An’s paintings starts at Bogwang-dong, then disperses through other empty grounds. But isn’t also that an empty ground, meaning a place that is vacant, is actually impossible illusion? In the artist’s works, empty grounds are scattered around many places that are not far from us. Lightning with the interior lightings, stairway with stained and old stairway, and our flag with a construction fence in a rainbow rice cake pattern are different expressions of an ‘empty ground’ if compared to the artist’s other paintings. An leaves out many sections of a picture, depicting fragmented miniatures of a landscape. Through this, the place of an ordinary landscape raises the microscopic world embedded within it above the surface. The artist’s landscape of ‘the interior’ draws what was once a ‘background’ of other things in front of one’s eyes. However, the move is not dramatic nor spectacle. Rather, An’s paintings reveal his will to share his fluctuating ‘play’ of relations that he might have felt. a brick road, a painting depicting a pattern of paving blocs, is an example of such characteristics. In the work, the dense surface of paving blocs that are carved with omitted traces of time exists as an instant of a landscape that changes and moves itself.

The landscapes depicted by Gyungsu An take the leap among disparate materials rather indifferently. The question is that of the meaning of ‘becoming a landscape.’ Here, the notion of ‘becoming’ is a word that appears in the artist’s own writing. In his writing, An added a condition of ‘incomplete(ness)’ before the phrase of ‘becoming a landscape.’ In the paintings, the incomplete places themselves construct the time that becomes a landscape within them. Is he asking about how the unexpected and the common and trifling landscape coexist? The contrasting sensibilities, such as dirtiness in cleanness, uneasiness within tranquility, and sharp lighting within dampness, remain in silence as if they were traces and remain left after a storm of heterogeneous objects. The artist does not pursue landscape as a background that emphasizes something else but follow the scene of emptiness, which is ‘the whole’ as itself. Such emptiness is necessarily directed towards incompleteness. And this incompleteness might be certain anticipation for him not to give up watching, conveying, and rearranging the landscape of here and now. Moreover, it might be a promise for himself as a painter.

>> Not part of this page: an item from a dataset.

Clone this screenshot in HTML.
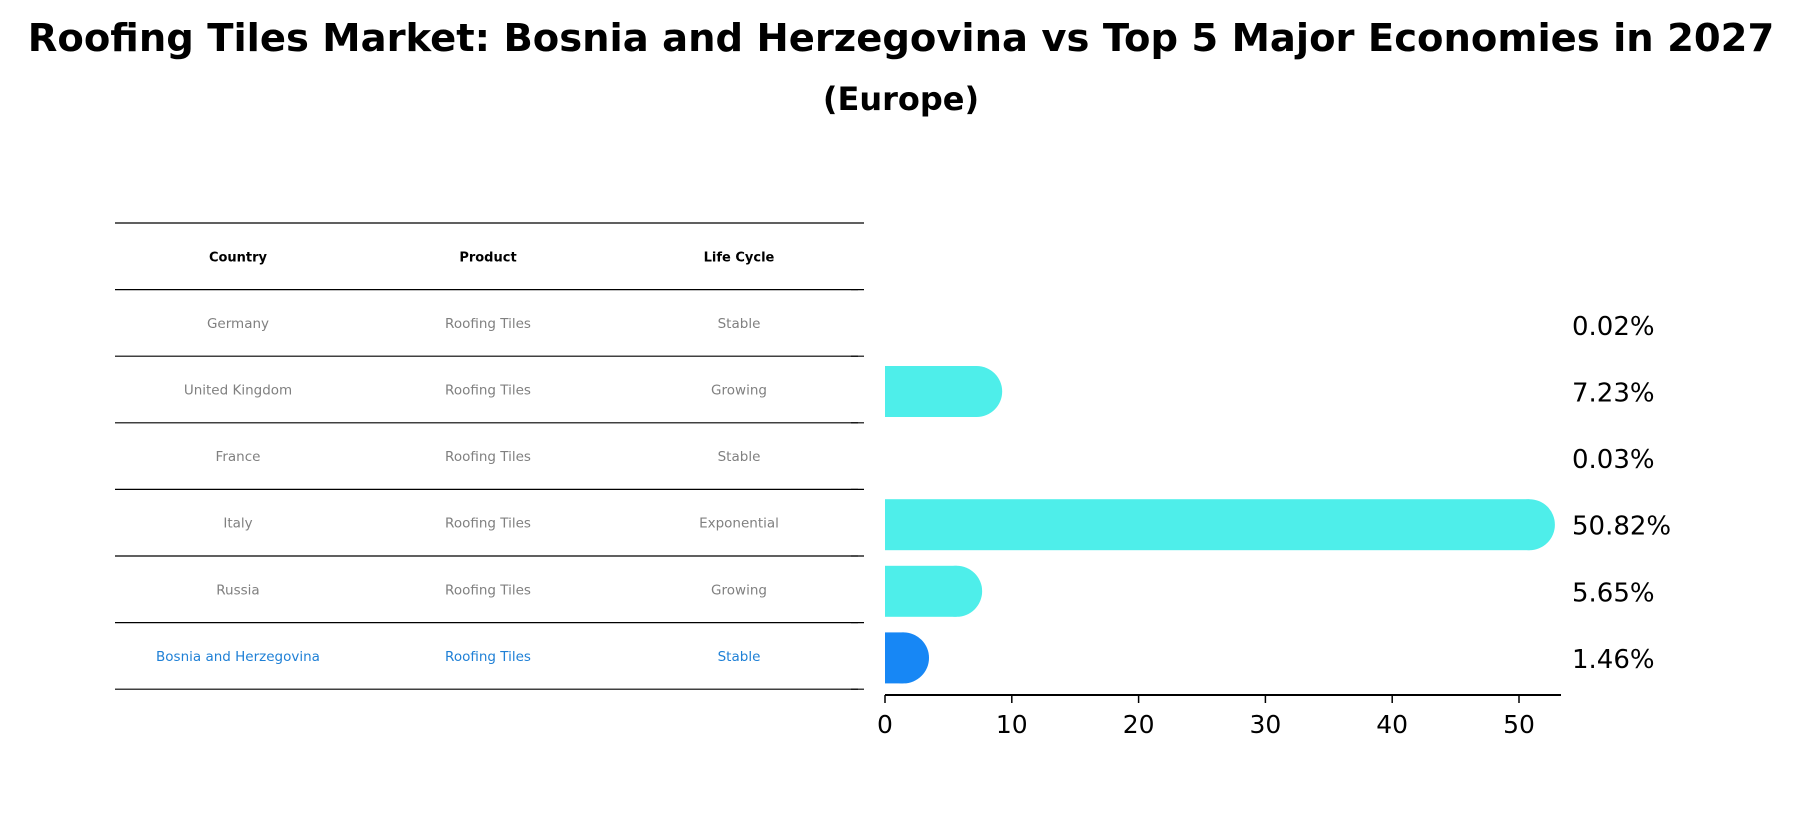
<!DOCTYPE html>
<html><head><meta charset="utf-8"><style>
body{margin:0;background:#fff;}
svg{display:block;font-family:"DejaVu Sans","Liberation Sans",sans-serif;}
</style></head><body>
<svg id="c" width="1802" height="823" viewBox="0 0 1802 823">
<text x="901" y="51" text-anchor="middle" font-size="38.5" font-weight="bold">Roofing Tiles Market: Bosnia and Herzegovina vs Top 5 Major Economies in 2027</text>
<text x="901" y="110" text-anchor="middle" font-size="32" font-weight="bold">(Europe)</text>
<g id="table"></g>
<g id="bars"></g>
</svg>
<script>
const countries=["Germany","United Kingdom","France","Italy","Russia","Bosnia and Herzegovina"];
const products=["Roofing Tiles","Roofing Tiles","Roofing Tiles","Roofing Tiles","Roofing Tiles","Roofing Tiles"];
const lifeCycles=["Stable","Growing","Stable","Exponential","Growing","Stable"];
const values=[0.02,7.23,0.03,50.82,5.65,1.46];
const labels=["0.02%","7.23%","0.03%","50.82%","5.65%","1.46%"];
const ticks=[0,10,20,30,40,50];
const NS="http://www.w3.org/2000/svg";
function mk(t,a,p){const e=document.createElementNS(NS,t);for(const k in a)e.setAttribute(k,a[k]);p.appendChild(e);return e;}
const tbl=document.getElementById('table'),bars=document.getElementById('bars');
const top0=223,rowH=66.6,colX=[238,488,739];
function rowY(i){return top0+rowH*(i+1.5);}
for(let i=0;i<=countries.length+1;i++){const l=mk('line',{x1:115,x2:864,y1:top0+rowH*i,y2:top0+rowH*i,stroke:'#000','stroke-width':1.2},tbl);

}
["Country","Product","Life Cycle"].forEach((h,j)=>{const t=mk('text',{x:colX[j],y:top0+rowH*0.5+5,'text-anchor':'middle','font-size':13,'font-weight':'bold'},tbl);t.textContent=h;

});
countries.forEach((c,i)=>{const last=i===countries.length-1;const col=last?'#1f80d6':'#808080';
[c,products[i],lifeCycles[i]].forEach((v,j)=>{const t=mk('text',{x:colX[j],y:rowY(i)+5,'text-anchor':'middle','font-size':13.5,fill:col},tbl);t.textContent=v;

});});
const x0=885,sc=(1519-885)/50,axY=695,bh=51;
function X(v){return x0+v*sc;}
countries.forEach((c,i)=>{const cy=rowY(i)+2,last=i===countries.length-1;const col=last?'#1787f5':'#4eeeea';
const g=mk('g',{},bars);
if(values[i]>0.5){
mk('rect',{x:x0,y:cy-bh/2,width:X(values[i])-x0,height:bh,fill:col},g);
mk('circle',{cx:X(values[i]),cy:cy,r:bh/2,fill:col},g);
mk('rect',{x:x0-bh,y:cy-bh/2-1,width:bh,height:bh+2,fill:'#fff'},g);}
const t=mk('text',{x:1572,y:cy+10,'font-size':26},bars);t.textContent=labels[i];

});
for(let i=0;i<=countries.length;i++){const y=top0+rowH*(i+1);const l=mk('line',{x1:851,x2:858,y1:y,y2:y,stroke:'#000','stroke-width':1.2},bars);

}
const ax=mk('line',{x1:x0,x2:1561,y1:axY,y2:axY,stroke:'#000','stroke-width':2},bars);


ticks.forEach(v=>{mk('line',{x1:X(v),x2:X(v),y1:axY,y2:axY+8,stroke:'#000','stroke-width':1.5},bars);
const t=mk('text',{x:X(v),y:axY+38,'text-anchor':'middle','font-size':25},bars);t.textContent=v;

});
</script>
</body></html>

The landscape depicted by Gyungsu An has been constantly changing. He has gone through an artificial nature(solo exhibition, 2008) and a barricade(solo exhibition, 2012). Now, he performs his paintings in a perspective of ‘becoming a landscape.’ Frequently appearing in the works in the current exhibition, the walls and floors with minute cracks are traces of the artist’s thought on landscape: An excavates the repeated properties of landscape by depicting the streets he walked and the landscape he captures and is reminded of. As he paints the landscape with marks of time, An sees different conditions of landscape that are shaped by light and darkness changing in every hour.